Elsewhere in U.S. Navy news last week, the latest Virginia-class attack submarine, PCU USS Delaware (SSN 791) was delivered to the Navy by Ingalls. Notably, when she is fully commissioned as the 7th Delaware, it will end a nearly century-long drought on the Navy List for that name which was last issued to Battleship No. 28 in 1909, a vessel that was broken up for scrap under the 1921 Washington Naval Treaty. SSN-791 is the 18th Virginia and last of the Block III boats.
USS Gerald R. Ford
Further, USS Gerald R. Ford (CVN 78) finally departed Newport News Shipbuilding and returned to sea for the first time since beginning their post-shakedown availability in July 2018 (!) to get back to the business of conducting sea trials, now well over a year since she was commissioned. Navy officials hope she will be ready for regular fleet service by 2024.
John S. McCain
Speaking of gone for a while, USS John S. McCain (DDG 56) is underway to conduct comprehensive at-sea testing. She has been sidelined for repairs and extensive, accelerated upgrades over the last two years, following a collision in August 2017.
“This whole crew is eager to get back to sea, and that’s evident in the efforts they’ve made over the last two years to bring the ship back to fighting shape, and the energy they’ve put into preparing themselves for the rigors of at-sea operations,” said CDR Ryan T. Easterday, John S. McCain‘s commanding officer. “I’m extremely proud of them as we return the ship to sea, and return to the operational fleet more ready than ever to support security and stability throughout the region.”
And in South Pacific news, the planned 75-year lease on the entire island of Tulagi (Tulaghi) in the Solomon Islands looks like it is going to fall through. Well known to students of WWII, the Japanese occupied Tulagi in May 1942 in the days just before the Battle of the Coral Sea and was captured by the 1st Marine Raiders that August, forming an important PT-boat base during the Guadalcanal Campaign (JFK’s PT-109, part of Motor Torpedo Boat Squadron 2, operated from there.) They proved important in winning control of “The Slot” during that campaign. Likewise, if the Japanese had held Tulagi that summer, the whole operation would have been just that much harder to pull off.

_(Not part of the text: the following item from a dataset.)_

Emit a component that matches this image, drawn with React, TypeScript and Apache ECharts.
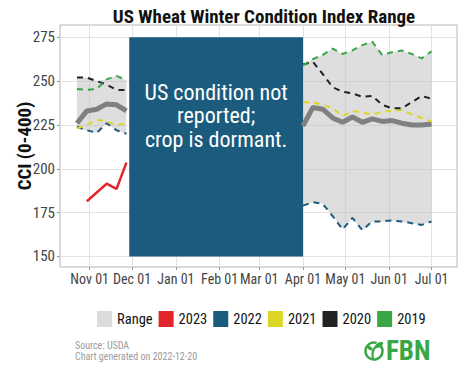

As the crow flies, Tulagi could have been a strategic key to that part of the region as it is directly between Hawaii and Australia. This is especially true if you could pick up those keys for cheap on an extended multi-generational lease.
”I want to applaud the decision of the Solomon Islands attorney general to invalidate the Chinese effort to lease the island of Tulagi for 75 years,” said Secretary of Defense Mark T. Esper. “This is an important decision to reinforce sovereignty, transparency, and the rule of law. Many nations in the Pacific have discovered far too late that Chinese use of economic and military levers to expand their influence often is detrimental to them and their people.”